Gather every line from the entries below that includes "matplotlib".

[Stored items from a collection]

++++

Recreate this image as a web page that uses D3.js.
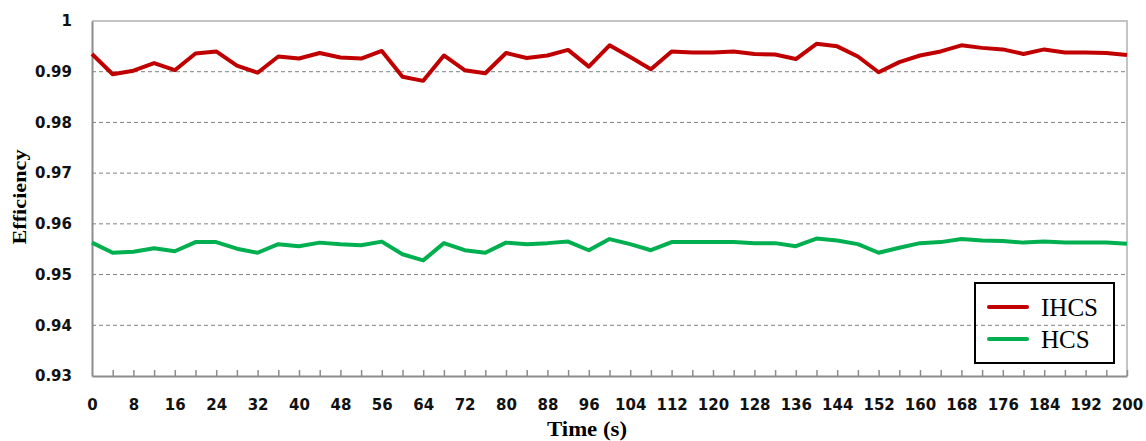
<!DOCTYPE html>
<html>
<head>
<meta charset="utf-8">
<script src="https://cdn.jsdelivr.net/npm/d3@7"></script>
<style>
  body { margin: 0; background: #fff; }
  svg { display: block; }
  .tick text { font-family: "DejaVu Sans", sans-serif; font-weight: bold; font-size: 15px; fill: #111; }
</style>
</head>
<body>
<div id="chart"></div>
<script>
// time in seconds, one sample every 4 s
const times = [0,4,8,12,16,20,24,28,32,36,40,44,48,52,56,60,64,68,72,76,80,84,88,92,96,100,
  104,108,112,116,120,124,128,132,136,140,144,148,152,156,160,164,168,172,176,180,184,188,192,196,200];

const ihcs = [0.9935,0.9895,0.9902,0.9917,0.9903,0.9936,0.9940,0.9912,0.9898,0.9930,0.9926,
  0.9937,0.9928,0.9926,0.9941,0.9890,0.9882,0.9932,0.9903,0.9897,0.9937,0.9927,0.9932,0.9943,
  0.9910,0.9952,0.9929,0.9905,0.9940,0.9938,0.9938,0.9940,0.9935,0.9934,0.9925,0.9955,0.9950,
  0.9930,0.9899,0.9919,0.9932,0.9940,0.9952,0.9947,0.9944,0.9935,0.9944,0.9938,0.9938,0.9937,0.9933];

const hcs = [0.9563,0.9543,0.9545,0.9552,0.9546,0.9564,0.9564,0.9551,0.9543,0.9560,0.9556,
  0.9563,0.9560,0.9558,0.9565,0.9540,0.9528,0.9562,0.9548,0.9543,0.9563,0.9560,0.9562,0.9565,
  0.9548,0.9570,0.9560,0.9548,0.9564,0.9564,0.9564,0.9564,0.9562,0.9562,0.9556,0.9571,0.9567,
  0.9560,0.9543,0.9553,0.9562,0.9564,0.9570,0.9567,0.9566,0.9563,0.9565,0.9563,0.9563,0.9563,0.9561];

const xLabels = d3.range(0, 201, 8);
const xMinorTicks = d3.range(4, 201, 4);
const yTicks = [0.93, 0.94, 0.95, 0.96, 0.97, 0.98, 0.99, 1];

const series = [
  { name: "IHCS", values: ihcs, color: "#c00000" },
  { name: "HCS", values: hcs, color: "#00b050" }
];

const W = 1146, H = 441;
const margin = { top: 21, right: 19, bottom: 65, left: 92 };
const width = W - margin.left - margin.right,
      height = H - margin.top - margin.bottom;

const svg = d3.select("#chart").append("svg")
    .attr("width", W)
    .attr("height", H);

const g = svg.append("g")
    .attr("transform", "translate(" + margin.left + "," + margin.top + ")");

const x = d3.scaleLinear().domain([0, 200]).range([0, width]);
const y = d3.scaleLinear().domain([0.93, 1]).range([height, 0]);

// dashed grid lines
g.append("g")
    .selectAll("line")
    .data(yTicks.filter(d => d > 0.93 && d < 1))
    .enter().append("line")
    .attr("x1", 0).attr("x2", width)
    .attr("y1", d => y(d)).attr("y2", d => y(d))
    .attr("stroke", "#808080")
    .attr("stroke-width", 1)
    .attr("stroke-dasharray", "4,3");

// top and right border
g.append("path")
    .attr("d", "M0," + y(1) + "H" + width + "V" + height)
    .attr("fill", "none")
    .attr("stroke", "#c4c4c4")
    .attr("stroke-width", 2);

// y axis
const yAxis = g.append("g")
    .call(d3.axisLeft(y).tickValues(yTicks).tickSize(0).tickPadding(20)
        .tickFormat(d => d === 1 ? "1" : d3.format(".2f")(d)));
yAxis.select(".domain").attr("stroke", "#8c8c8c").attr("stroke-width", 2);

// x axis: labels every 8, small inward ticks every 4
const xAxis = g.append("g")
    .attr("transform", "translate(0," + height + ")")
    .call(d3.axisBottom(x).tickValues(xLabels).tickSize(0).tickPadding(23).tickFormat(d3.format("d")));
xAxis.select(".domain").attr("stroke", "#8c8c8c").attr("stroke-width", 2);

g.append("g")
    .attr("transform", "translate(0," + height + ")")
    .call(d3.axisBottom(x).tickValues(xMinorTicks).tickSize(-6).tickFormat(""))
    .call(s => s.select(".domain").remove())
    .selectAll("line").attr("stroke", "#8c8c8c").attr("stroke-width", 1.5);

// lines
const line = d3.line()
    .x((d, i) => x(times[i]))
    .y(d => y(d));

g.selectAll(".series")
    .data(series)
    .enter().append("path")
    .attr("class", "series")
    .attr("fill", "none")
    .attr("stroke", d => d.color)
    .attr("stroke-width", 4)
    .attr("stroke-linejoin", "round")
    .attr("d", d => line(d.values));

// axis titles
svg.append("text")
    .attr("x", 587)
    .attr("y", 436)
    .attr("text-anchor", "middle")
    .attr("textLength", 80)
    .attr("lengthAdjust", "spacingAndGlyphs")
    .style("font-family", "'Liberation Serif', 'Times New Roman', serif")
    .style("font-weight", "bold")
    .style("font-size", "20px")
    .text("Time (s)");

svg.append("text")
    .attr("transform", "translate(26,197) rotate(-90)")
    .attr("text-anchor", "middle")
    .attr("textLength", 95)
    .attr("lengthAdjust", "spacingAndGlyphs")
    .style("font-family", "'Liberation Serif', 'Times New Roman', serif")
    .style("font-weight", "bold")
    .style("font-size", "19px")
    .text("Efficiency");

// legend
const legend = svg.append("g").attr("transform", "translate(975,283)");
legend.append("rect")
    .attr("width", 139).attr("height", 80)
    .attr("fill", "none")
    .attr("stroke", "#000")
    .attr("stroke-width", 2);

const item = legend.selectAll(".item")
    .data(series)
    .enter().append("g")
    .attr("transform", (d, i) => "translate(0," + (24 + i * 32) + ")");

item.append("line")
    .attr("x1", 14).attr("x2", 52)
    .attr("stroke", d => d.color)
    .attr("stroke-width", 4)
    .attr("stroke-linecap", "round");

item.append("text")
    .attr("x", 66).attr("y", 9)
    .style("font-family", "'Liberation Serif', 'Times New Roman', serif")
    .style("font-size", "25px")
    .text(d => d.name);
</script>
</body>
</html>
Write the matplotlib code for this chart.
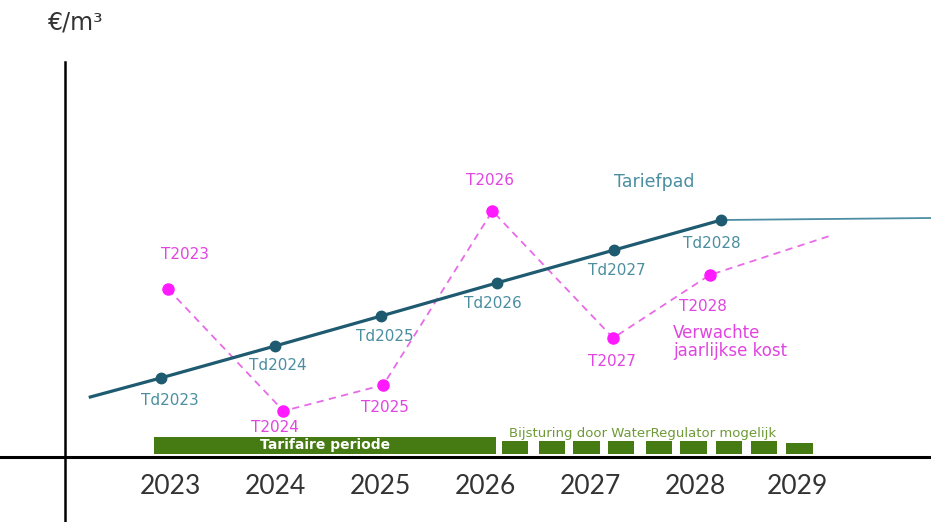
import numpy as np
import matplotlib.pyplot as plt

# tick years and their label positions (year units)
years = [2023, 2024, 2025, 2026, 2027, 2028, 2029]

# tariefpad (Td) points
td_x = [2022.93, 2024.02, 2025.03, 2026.13, 2027.25, 2028.27]
td_y = [79, 111, 141, 174, 207, 237]
td_labels = ["Td2023", "Td2024", "Td2025", "Td2026", "Td2027", "Td2028"]

# expected yearly cost (T) points
t_x = [2023.0, 2024.10, 2025.05, 2026.09, 2027.24, 2028.16]
t_y = [168, 46, 72, 246, 119, 182]
t_labels = ["T2023", "T2024", "T2025", "T2026", "T2027", "T2028"]

# label offsets in points (dx, dy)
td_off = [(7, -16), (2, -14), (3, -15), (-3, -15), (2, -15), (-7, -17)]
t_off = [(12, 25), (-6, -12), (1, -16), (-2, 22), (-1, -17), (-5, -23)]

teal = "#1e5a70"
teal_txt = "#4a8ea0"
mag = "#ff1aff"
mag_txt = "#e045e0"
green = "#467a12"

fig = plt.figure(figsize=(9.31, 5.22), dpi=100)
ax = fig.add_axes([0, 0, 1, 1])
ax.set_xlim(2021.4, 2030.267)
ax.set_ylim(-65, 457)
ax.axis("off")

# axes lines
ax.plot([2021.4, 2030.267], [0, 0], color="black", lw=2.2, zorder=3)
ax.plot([2022.02, 2022.02], [-65, 395], color="black", lw=1.8, zorder=3)
ax.text(2022.12, 435, "€/m³", fontsize=17, color="#333333", ha="center", va="center")

# year labels
for yr in years:
    ax.text(yr + 0.02 if yr < 2029 else yr - 0.01, -30, str(yr), fontsize=19,
            color="#333333", ha="center", va="center", family="Lato")

# tarifaire periode bar and small bars
ax.bar(2022.87, 17, width=3.25, bottom=3, align="edge", color=green, zorder=2)
ax.text(2024.5, 11.5, "Tarifaire periode", fontsize=10, color="white",
        fontweight="bold", ha="center", va="center", zorder=4)
small_starts = [2026.18, 2026.53, 2026.86, 2027.19, 2027.55, 2027.88, 2028.22, 2028.55, 2028.89]
for i, s in enumerate(small_starts):
    h = 11 if i == len(small_starts) - 1 else 13
    ax.bar(s, h, width=0.25, bottom=3, align="edge", color=green, zorder=2)
ax.text(2026.25, 23.5, "Bijsturing door WaterRegulator mogelijk", fontsize=9.5,
        color="#6e9a36", ha="left", va="center")

# tariefpad line
ax.plot([2022.26] + td_x, [60] + td_y, color=teal, lw=2.3, zorder=5)
ax.plot([td_x[-1], 2030.267], [td_y[-1], 239], color="#4d8ea3", lw=1.3, zorder=5)
ax.plot(td_x, td_y, "o", color=teal, ms=7.5, zorder=6)
for x, y, lab, off in zip(td_x, td_y, td_labels, td_off):
    ax.annotate(lab, (x, y), xytext=off, textcoords="offset points",
                fontsize=11, color=teal_txt, ha="center", va="center")
ax.text(2027.63, 275, "Tariefpad", fontsize=12.5, color=teal_txt, ha="center", va="center")

# expected cost dashed line
ax.plot(t_x + [2029.3], t_y + [221], color="#e86ae8", lw=1.3, ls=(0, (4, 3)), zorder=4)
ax.plot(t_x, t_y, "o", color=mag, ms=8, zorder=6)
for x, y, lab, off in zip(t_x, t_y, t_labels, t_off):
    ax.annotate(lab, (x, y), xytext=off, textcoords="offset points",
                fontsize=11, color=mag_txt, ha="center", va="center")
ax.text(2027.81, 115, "Verwachte\njaarlijkse kost", fontsize=12, color=mag_txt,
        ha="left", va="center", linespacing=1.0)

fig.savefig("out.png", dpi=100)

++++

Response below
Write the matplotlib code for this chart.
import matplotlib.pyplot as plt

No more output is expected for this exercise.